Where is the Innovation?

The IPod is a pretty music player that has an annoying circular interface and comes in small package. Apple created it long after other companies had been producing similar (albeit uglier) products. Other personal media players already offer superior interfaces and battery life than the IPod. So why does the IPod do so well? Firstly, usability isn’t the only factor that makes products a success. Secondly, the innovation at Apple appears to happen in the marketing and sales departments and not in the mobile design department. It’s a shame, because the marketing and brand power of Apple could enable the IPod designers to deliver truly liberating music players into our pockets - if only they would design them.

There’s another factor in Apple’s favor, which has to do with memes, or the spread of product concepts if you will.

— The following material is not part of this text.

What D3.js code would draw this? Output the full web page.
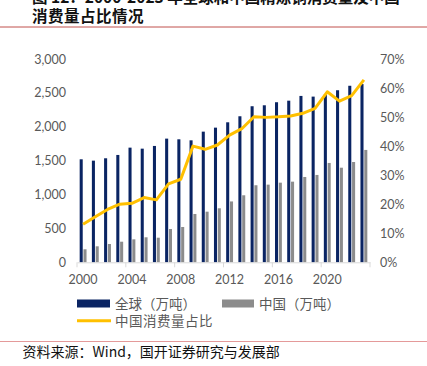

Apple’s main markets are musicians, students and designers. If you were going to copy someone else to try and look cool, who better to mimic – particularly when the product looks fashionable from a distance. Thus, buying an IPod is a statement of social status which spreads further each time a fashionable person uses them in public.

Mobile phones are starting to introduce music player functionality. Apple is likely to be overtaken by these mobile phone companies because they have the wireless networking infrastructure to facilitate media sharing and they already own our other pocket. Will we carry two devices when we could carry one? Only if the IPod can deliver a sufficiently superior social media experience. Think different Apple.

Update 24 Mar 2006: rumors that Apple is creating an i-phone.